We’re all familiar with the drivers for increasing consumption. A growing middle class and increasing wealth in developing countries are driving a huge demand for resources like food (particularly meat) and consumer goods like cars, electronics and clothing.
This represents a fantastic improvement in living standards and progress towards some of the Millennium Development Goals is hugely welcome. It is however putting pressure on already depleted natural resources (the WWF’s One Planet report puts this very clearly). This increased demand is not offset by reduced consumption in the Western economies. Whilst you might think we already have everything we need this doesn’t stop us wanting more. Consumer goods companies may say western markets are stagnant, but 500 million replacement mobiles do not miraculously reuse the precious resources that went into the billion we bought two years ago.
To put it in another way, sales growth in, e.g.

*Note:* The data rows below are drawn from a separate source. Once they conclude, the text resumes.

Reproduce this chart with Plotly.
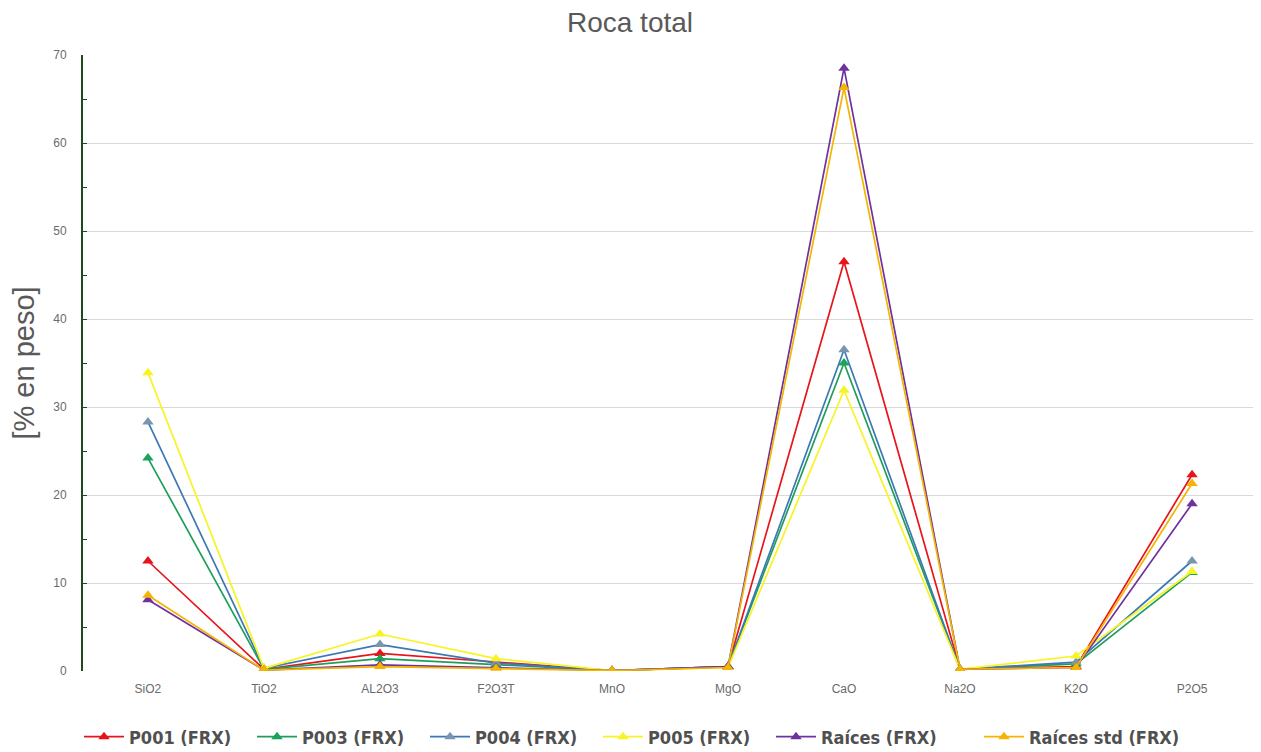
import plotly.graph_objects as go

categories = ["SiO2", "TiO2", "AL2O3", "F2O3T", "MnO", "MgO", "CaO", "Na2O", "K2O", "P2O5"]

p001 = [12.5, 0.2, 2.0, 1.0, 0.05, 0.5, 46.5, 0.2, 0.5, 22.3]
p003 = [24.2, 0.2, 1.4, 0.7, 0.05, 0.5, 35.0, 0.2, 0.8, 11.2]
p004 = [28.3, 0.3, 3.0, 0.9, 0.05, 0.5, 36.5, 0.2, 1.0, 12.5]
p005 = [33.9, 0.3, 4.2, 1.4, 0.05, 0.4, 31.9, 0.2, 1.7, 11.3]
raices = [8.1, 0.1, 0.7, 0.4, 0.05, 0.5, 68.5, 0.2, 0.4, 19.0]
raices_std = [8.6, 0.1, 0.5, 0.3, 0.05, 0.4, 66.3, 0.2, 0.4, 21.3]

series_names = ["P001 (FRX)", "P003 (FRX)", "P004 (FRX)", "P005 (FRX)", "Raíces (FRX)", "Raíces std (FRX)"]
series_values = [p001, p003, p004, p005, raices, raices_std]
line_colors = ["#e8141c", "#1f9e5a", "#3b79b4", "#f6f422", "#6f30a0", "#f4b400"]
marker_colors = ["#e8141c", "#1aa35a", "#7a95b0", "#f6f422", "#6f30a0", "#f4b400"]
legend_ids = ["legend", "legend", "legend", "legend", "legend", "legend2"]

# page has an 8px body margin; figure is sized so the plot lands where the reference has it
W, H = 1253, 744
ML, MR, MT, MB = 75, 4, 47, 81
PW = W - ML - MR
PH = H - MT - MB

fig = go.Figure()
for name, vals, lc, mc, lg in zip(series_names, series_values, line_colors, marker_colors, legend_ids):
    fig.add_trace(go.Scatter(
        x=categories, y=vals, name=name, mode="lines+markers",
        line=dict(color=lc, width=1.7),
        marker=dict(symbol="triangle-up", size=10, color=mc),
        legend=lg,
    ))

legend_font = dict(family="DejaVu Sans Condensed, Liberation Sans Narrow, Arial Narrow, sans-serif",
                   size=18, color="#505050", weight="bold")
legend_y = -(737 - 671) / PH

fig.update_layout(
    width=W, height=H,
    paper_bgcolor="white", plot_bgcolor="white",
    margin=dict(l=ML, r=MR, t=MT, b=MB, autoexpand=False),
    title=dict(text="Roca total", x=(630 - 8) / W, xref="container", xanchor="center",
               y=1 - 14 / H, yref="container", yanchor="middle",
               font=dict(family="Liberation Sans, Arial, sans-serif", size=28, color="#595959")),
    font=dict(family="Liberation Sans, Arial, sans-serif", color="#595959"),
    showlegend=True,
    legend=dict(orientation="h", x=(85 - 83 - 6) / PW, xanchor="left", y=legend_y, yanchor="middle",
                font=legend_font, entrywidth=118, entrywidthmode="pixels",
                itemwidth=40, tracegroupgap=0, bgcolor="rgba(0,0,0,0)"),
    legend2=dict(orientation="h", x=(985 - 83 - 6) / PW, xanchor="left", y=legend_y, yanchor="middle",
                 font=legend_font, itemwidth=40, bgcolor="rgba(0,0,0,0)"),
)
fig.update_xaxes(
    type="category", showgrid=False, showline=False, ticks="", automargin=False,
    tickfont=dict(size=12, color="#6a6a6a"), zeroline=False, ticklabelstandoff=9,
)
fig.update_yaxes(
    range=[0, 70], dtick=10, showgrid=True, gridcolor="#d9d9d9", gridwidth=1,
    showline=True, linecolor="#1e4a1e", linewidth=2, automargin=False,
    ticks="inside", ticklen=4, tickcolor="#1e4a1e",
    minor=dict(dtick=5, ticks="inside", ticklen=4, tickcolor="#1e4a1e", showgrid=False),
    tickfont=dict(size=12, color="#6a6a6a"), zeroline=False, ticklabelstandoff=12,
    title=dict(text="[% en peso]", font=dict(size=29, color="#595959"), standoff=22),
)

fig.write_html("out.html")
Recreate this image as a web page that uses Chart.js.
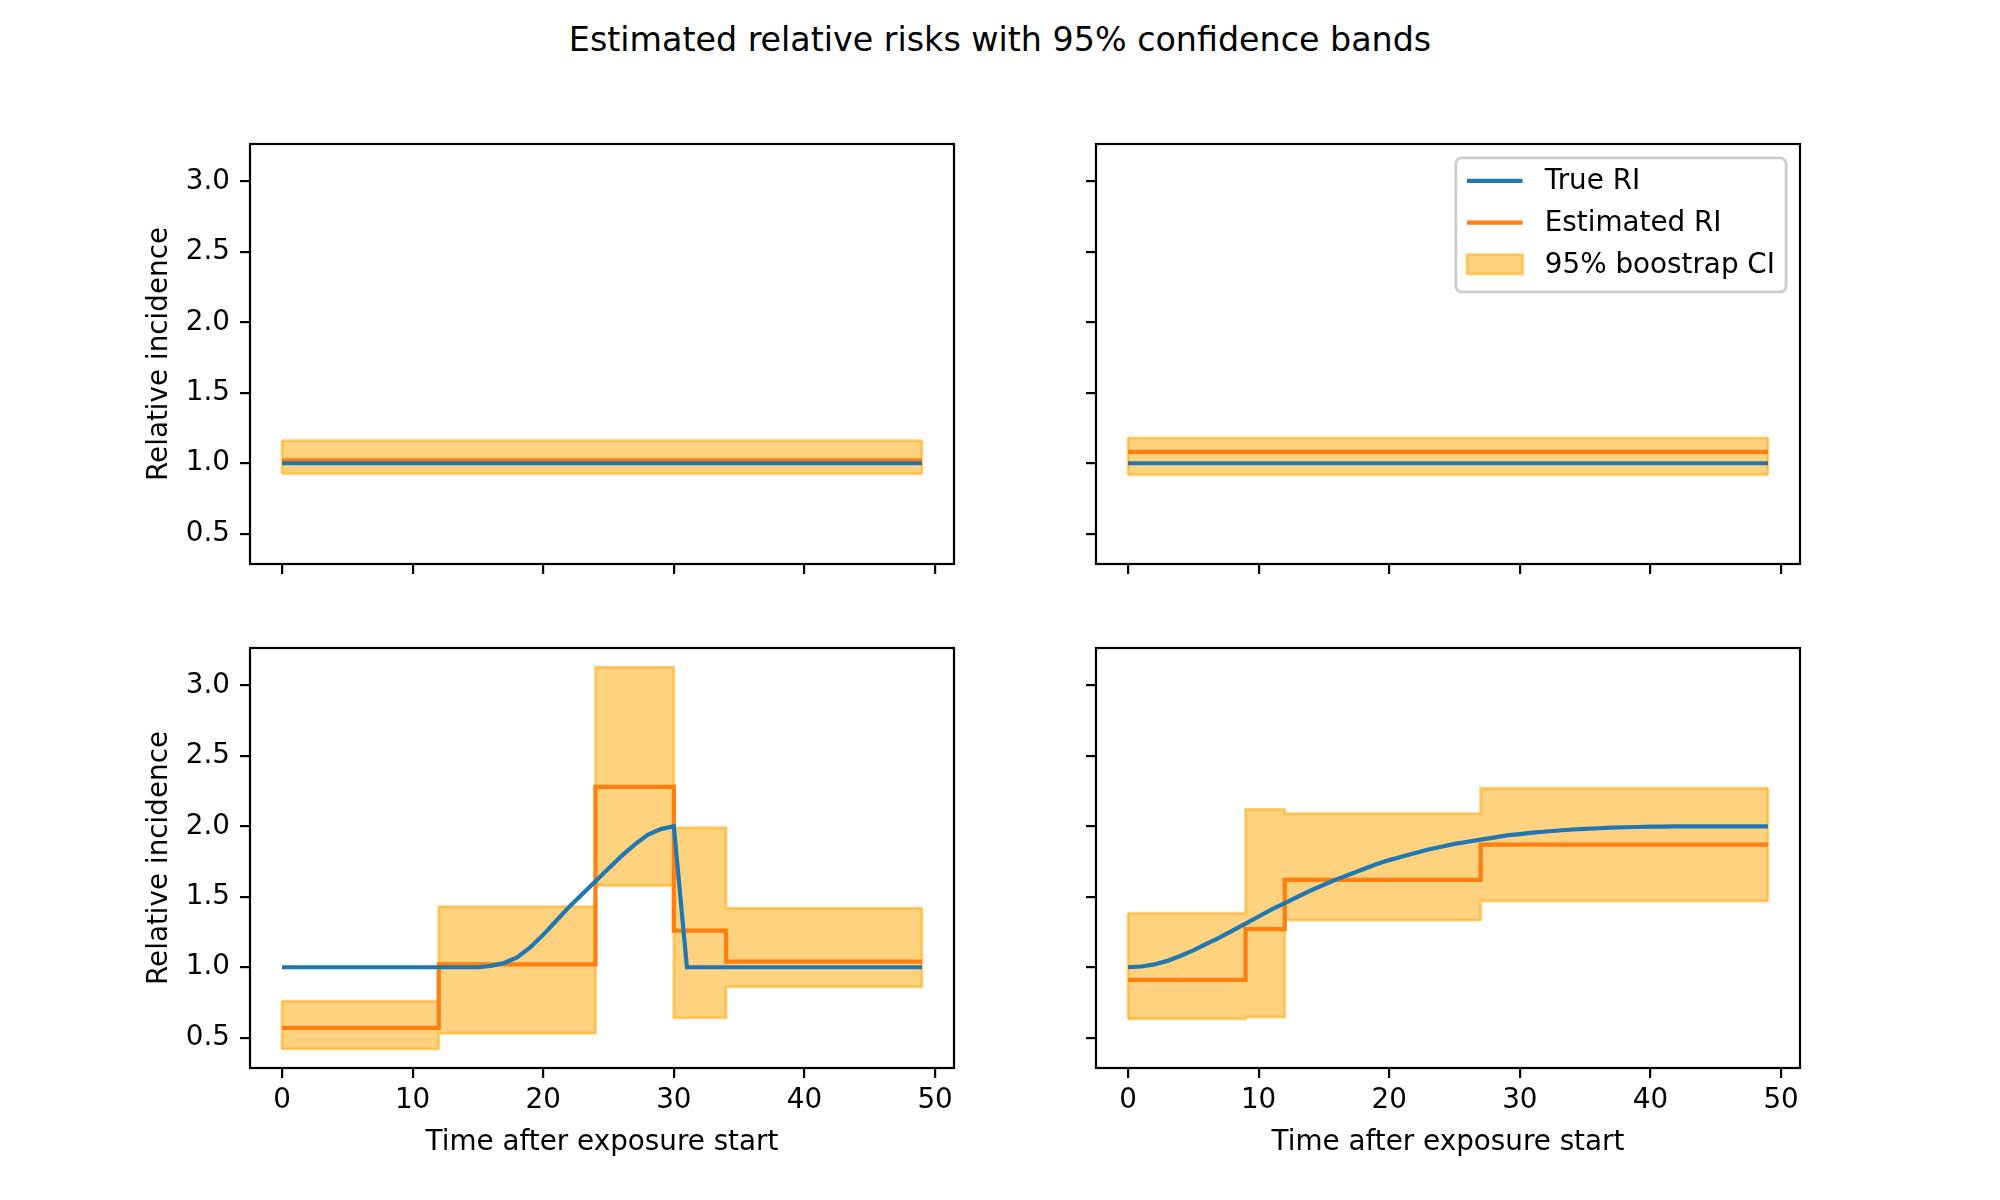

China, may be offset by financial correction in Europe, but from a resource perspective, no such rebalancing occurs. This, in turn, has a knock on effect on the supply chain, transport and service sectors which consume more resources to support the consumer goods businesses.
The challenge for society is that increased consumption is exacerbating megaforces like climate change, water scarcity and resource depletion. We are merrily flying along in this aeroplane called Prosperity forgetting that, without radical new efficiency, increasing material scarcity and increasing consumption within a finite supply create a major challenge. Significant innovation, investment and new business models are urgently needed to divert the course of this ‘plane’. The great news is that we are at least starting to see the emerging shoots of this through resource efficiency and research programmes.
The other plane though is a different matter. I think that very few businesses to date have seized the opportunity presented to them by helping actually reduce consumption. Most see reduced consumption as a byword for reduced sales (aka corporate suicide). However, there are business models that actually deliver performance through reduced consumerism including more predictable revenue streams, improved brand, reduced risk and better customer engagement.
How businesses create success
At the most basic level, some businesses have reduced sales but increased profit margins by moving to a price premium product, often making the product last longer. Others have created success by moving from the sale of goods to a service based model. Many of us are familiar with the latter model without necessarily even realising our consumption is being reduced. Rental models where purchasers pay for a product over time or on a per-use basis now appear in sectors as diverse as transportation, carpeting, media and clothing. These can provide a regular revenue stream and a relatively captive market.
The goods producer is incentivised to produce longer lasting, upgradeable and recyclable products where the initial capital outlay is offset by a longer lifespan. For the user, they can potentially move costs from capital expenditures (capex) to operating expenditures (opex) reducing gearing. This can also help provide access to those in lower income brackets access goods and services without resorting to expensive financing arrangements through third party lenders.
Addressing the challenge of material scarcity is a vital component of many challenges facing society. It helps manage supply chain risk, controls business interruption, reduces long term cost and promotes innovation through exploration of new materials. But addressing reducing consumption as well will require even more creativity and innovation and, perhaps a mindset shift to measure success as a product of less.